After graduating from Brown nearly four years ago, Jennings
spent two years working in the private sector before returning to school
– exactly the timeline he had mapped out before exiting the Van Wickle
Gates.
He went first to Harvard, where, as part of his
master’s requirements, he served as a counselor in a middle school in a
depressed area of Boston. He then went to the University of Michigan for a
second master’s in social work, a program in which he is now enrolled.
What has he accomplished since leaving Providence?
“I’ve put myself in further debt,” Jennings says with a
laugh.
The book that made Jennings a presence in the national media
is still a presence in his life. His five Michigan courses are scheduled so
that two days are always free for speaking engagements.
High school and college students remain interested in
“A Hope in the Unseen.” “I bring the book to life,”
said Jennings. “I motivate people to appreciate what they have.”
A lot of good has resulted because of the book, said
Jennings. One negative that occasionally arises is people who attempt to argue
with him that they endured tougher times and have a more remarkable story.
Although the book put Jennings in a sometimes difficult
position of poster boy for overcoming the odds of inner-city life, the middle
school counseling job taught him not to assume he knew what students were going
through just because of his background, he said.
In the near future, Jennings would like to publish some of
his own writing.
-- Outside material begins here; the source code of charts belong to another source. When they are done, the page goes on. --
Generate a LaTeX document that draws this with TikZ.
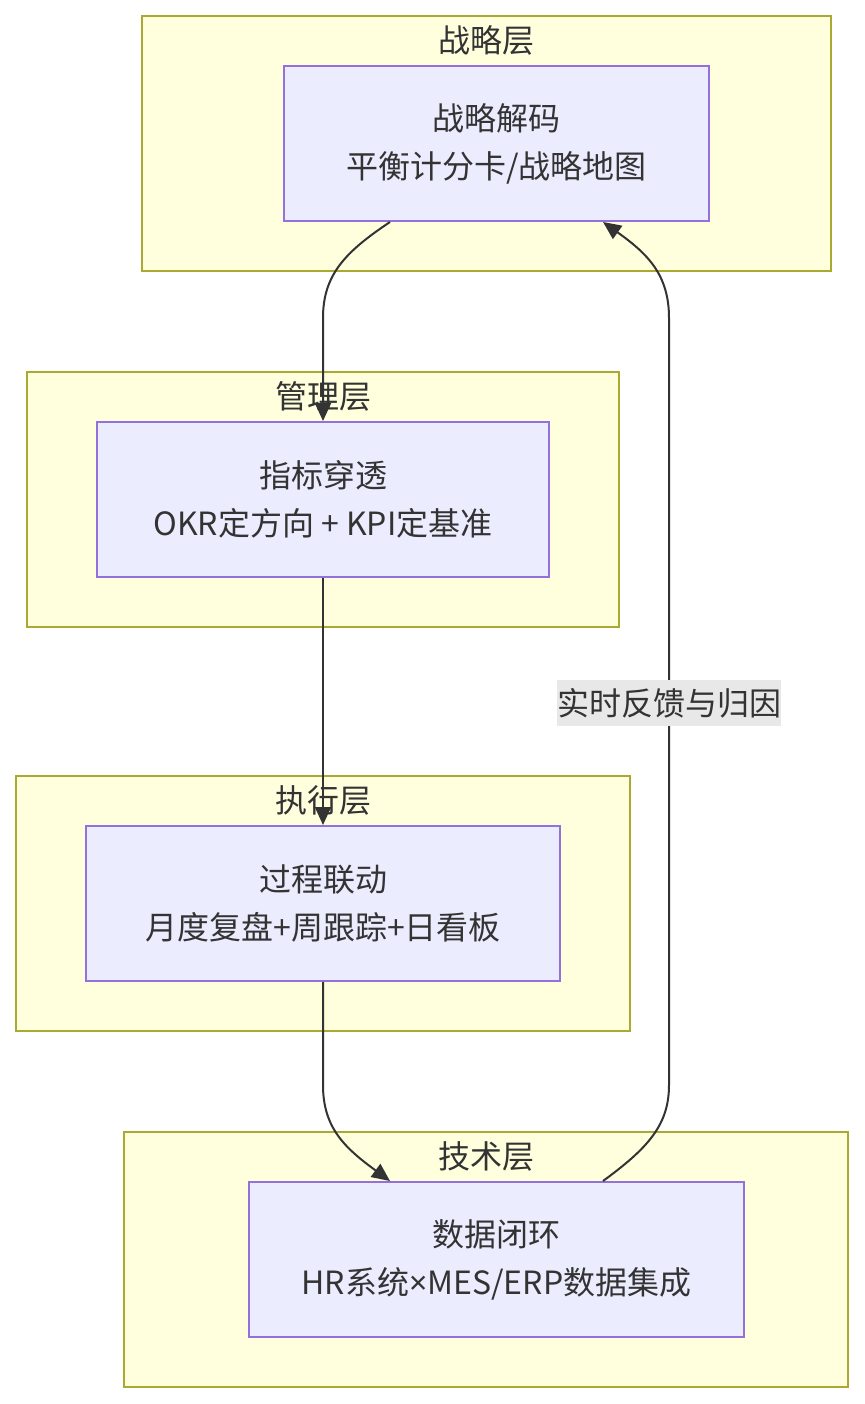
\documentclass[tikz,border=0pt]{standalone}
\usepackage{fontspec}
\setmainfont{Noto Sans CJK SC}
\newfontfamily\latinfont{Noto Sans}
\usetikzlibrary{arrows.meta,calc}
\definecolor{clfill}{HTML}{FFFFDE}
\definecolor{cldraw}{HTML}{AAAA33}
\definecolor{ndfill}{HTML}{ECECFF}
\definecolor{nddraw}{HTML}{9370DB}
\definecolor{txt}{HTML}{333333}
\definecolor{lblbg}{HTML}{E8E8E8}
\tikzset{
  cluster/.style={draw=cldraw, fill=clfill, line width=1pt, minimum height=127.5pt, inner sep=0pt},
  proc/.style={draw=nddraw, fill=ndfill, line width=1pt, minimum height=77.5pt, align=center, text=txt, inner sep=0pt},
  ctitle/.style={text=txt, inner sep=0pt},
  edge/.style={draw=txt, line width=1pt, -{Triangle[length=9pt,width=8pt]}},
  lbl/.style={fill=lblbg, text=txt, inner sep=0pt, minimum height=23pt}
}
\begin{document}
\begin{tikzpicture}[x=0.5pt,y=-0.5pt,font=\fontsize{16pt}{24pt}\selectfont]
\useasboundingbox[fill=white] (0,0) rectangle (864,1404);
% clusters
\node[cluster, minimum width=344.5pt] (c1) at (486.5,143.5) {};
\node[ctitle] (t1) at (486.5,40) {战略层};
\node[cluster, minimum width=296pt] (c2) at (323,499.5) {};
\node[ctitle] (t2) at (323,396) {管理层};
\node[cluster, minimum width=307pt] (c3) at (323,903.5) {};
\node[ctitle] (t3) at (323,800) {执行层};
\node[cluster, minimum width=362pt] (c4) at (486,1259.5) {};
\node[ctitle] (t4) at (486,1156) {技术层};
% nodes
\node[proc, minimum width=212.5pt] (n1) at (496.5,143.5) {战略解码\\平衡计分卡/战略地图};
\node[proc, minimum width=226pt] (n2) at (323,499.5) {指标穿透\\OKR定方向 + KPI定基准};
\node[proc, minimum width=237pt] (n3) at (323,903.5) {过程联动\\月度复盘+周跟踪+日看板};
\node[proc, minimum width=247.5pt] (n4) at (496.5,1259.5) {数据闭环\\HR系统{\latinfont ×}MES/ERP数据集成};
% edges
\draw[edge] ($(n1.south)+(-106.5,0)$) .. controls (345,252) and (323,275) .. (323,318) -- (n2.north);
\draw[edge] (n2.south) -- (n3.north);
\draw[edge] (n3.south) -- (323,1085) .. controls (323,1128) and (345,1148) .. ($(n4.north)+(-106.5,0)$);
\draw[edge] ($(n4.north)+(106.5,0)$) .. controls (648,1148) and (669,1125) .. (669,1085) -- (669,318) .. controls (669,275) and (648,254) .. ($(n1.south)+(106.5,0)$);
\node[lbl] (l1) at (669,703) {实时反馈与归因};
\end{tikzpicture}
\end{document}
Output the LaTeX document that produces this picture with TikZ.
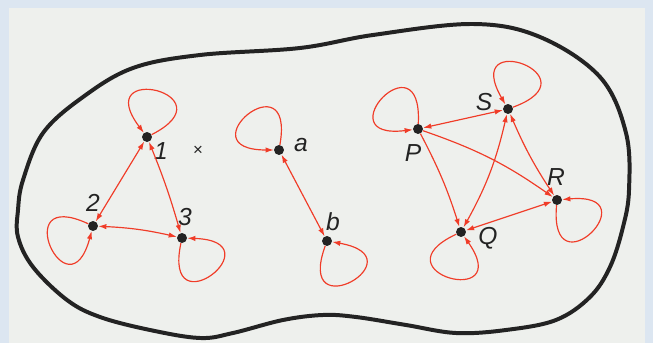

He is researching the effectiveness of college preparatory
programs and is considering a separate project about bridge programs in
colleges – two subjects he knows firsthand. The next chapter of his life
may include a doctoral program, he said.
Author Ron Suskind stopped shadowing Jennings just before
the young man began his sophomore year at Brown, but the two still talk.
Frequently, Suskind – who is now working on another book – will
receive and forward messages to Jennings, usually when people have difficulty
tracking down the Brown alum.
The Harvard faculty member who cited Jennings’ story
in his class has gone on to another institution, just as Jennings has. Jennings
said that he forgot to mention to the man that he did have an interview with The Gap for a corporate
buyer’s position before he graduated from Brown, but he was not hired.